* **Input data**:
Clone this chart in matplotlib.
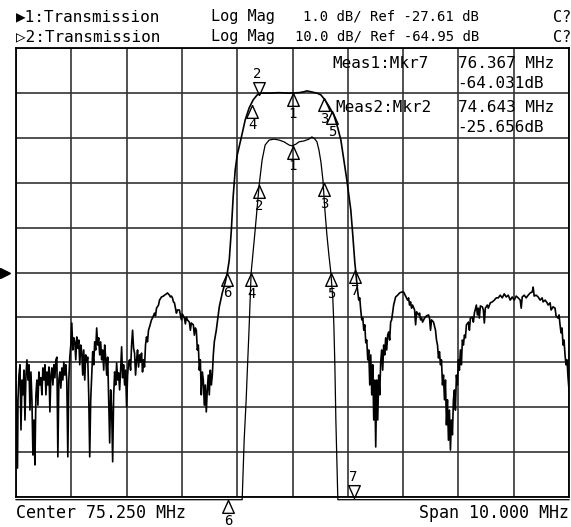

==

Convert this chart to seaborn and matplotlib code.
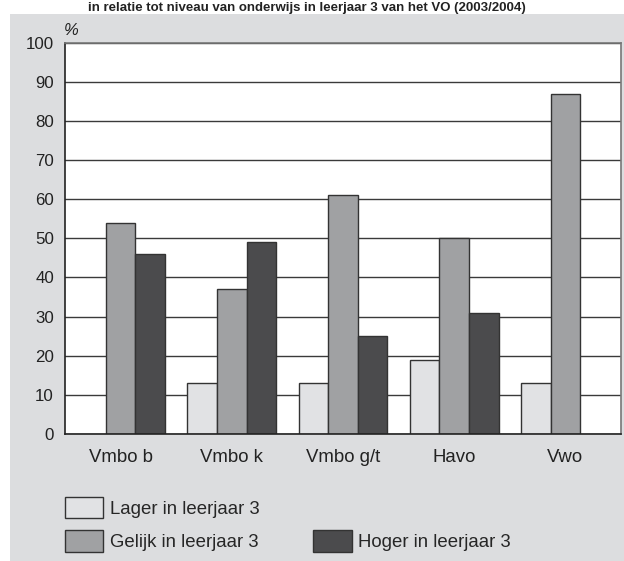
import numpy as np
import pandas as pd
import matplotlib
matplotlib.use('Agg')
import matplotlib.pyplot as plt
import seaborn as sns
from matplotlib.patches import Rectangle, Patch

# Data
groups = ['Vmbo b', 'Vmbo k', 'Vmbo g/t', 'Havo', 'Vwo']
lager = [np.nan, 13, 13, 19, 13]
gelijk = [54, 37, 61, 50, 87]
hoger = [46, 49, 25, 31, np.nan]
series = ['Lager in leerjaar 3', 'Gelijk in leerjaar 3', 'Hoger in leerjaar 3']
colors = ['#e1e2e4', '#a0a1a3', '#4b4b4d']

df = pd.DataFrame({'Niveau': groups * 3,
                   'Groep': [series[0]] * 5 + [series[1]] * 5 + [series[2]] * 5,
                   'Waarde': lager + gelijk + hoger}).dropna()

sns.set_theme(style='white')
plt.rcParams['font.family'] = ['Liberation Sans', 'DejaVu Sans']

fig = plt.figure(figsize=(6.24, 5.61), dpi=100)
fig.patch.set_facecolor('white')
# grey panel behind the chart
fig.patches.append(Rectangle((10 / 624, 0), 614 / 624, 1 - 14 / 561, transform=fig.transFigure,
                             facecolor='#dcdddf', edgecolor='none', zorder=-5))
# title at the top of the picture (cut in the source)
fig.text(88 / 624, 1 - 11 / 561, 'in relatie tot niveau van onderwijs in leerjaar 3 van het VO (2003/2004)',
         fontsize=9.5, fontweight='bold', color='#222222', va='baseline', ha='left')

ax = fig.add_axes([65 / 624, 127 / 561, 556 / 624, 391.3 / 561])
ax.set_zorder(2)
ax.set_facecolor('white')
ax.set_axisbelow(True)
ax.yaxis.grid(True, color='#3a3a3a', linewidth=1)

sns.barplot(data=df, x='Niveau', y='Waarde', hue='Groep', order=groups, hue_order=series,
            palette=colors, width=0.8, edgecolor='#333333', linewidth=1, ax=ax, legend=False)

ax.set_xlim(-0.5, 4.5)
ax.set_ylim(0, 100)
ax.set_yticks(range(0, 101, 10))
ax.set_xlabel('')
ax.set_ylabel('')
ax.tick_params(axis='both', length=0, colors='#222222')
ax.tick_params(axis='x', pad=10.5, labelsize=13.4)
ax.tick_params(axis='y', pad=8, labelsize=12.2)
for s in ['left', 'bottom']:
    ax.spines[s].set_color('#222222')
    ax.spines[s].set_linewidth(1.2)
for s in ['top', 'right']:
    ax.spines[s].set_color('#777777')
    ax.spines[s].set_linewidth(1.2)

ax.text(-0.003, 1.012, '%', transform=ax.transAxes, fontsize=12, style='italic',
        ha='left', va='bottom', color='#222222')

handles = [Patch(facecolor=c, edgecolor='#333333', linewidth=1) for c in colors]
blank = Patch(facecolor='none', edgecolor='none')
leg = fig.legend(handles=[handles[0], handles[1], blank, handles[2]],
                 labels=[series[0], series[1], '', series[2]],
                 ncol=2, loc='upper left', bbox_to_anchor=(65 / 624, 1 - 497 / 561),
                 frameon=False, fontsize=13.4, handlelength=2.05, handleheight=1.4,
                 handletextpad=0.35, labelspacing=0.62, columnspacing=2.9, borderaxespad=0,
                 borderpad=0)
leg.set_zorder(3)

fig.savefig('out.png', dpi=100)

* **Exercise goal**:
Collect, from the material above, every line containing the word "matplotlib".

* **Solution to this exercise**:
Clone this chart in matplotlib.
Convert this chart to seaborn and matplotlib code.
import matplotlib
matplotlib.use('Agg')
import matplotlib.pyplot as plt
from matplotlib.patches import Rectangle, Patch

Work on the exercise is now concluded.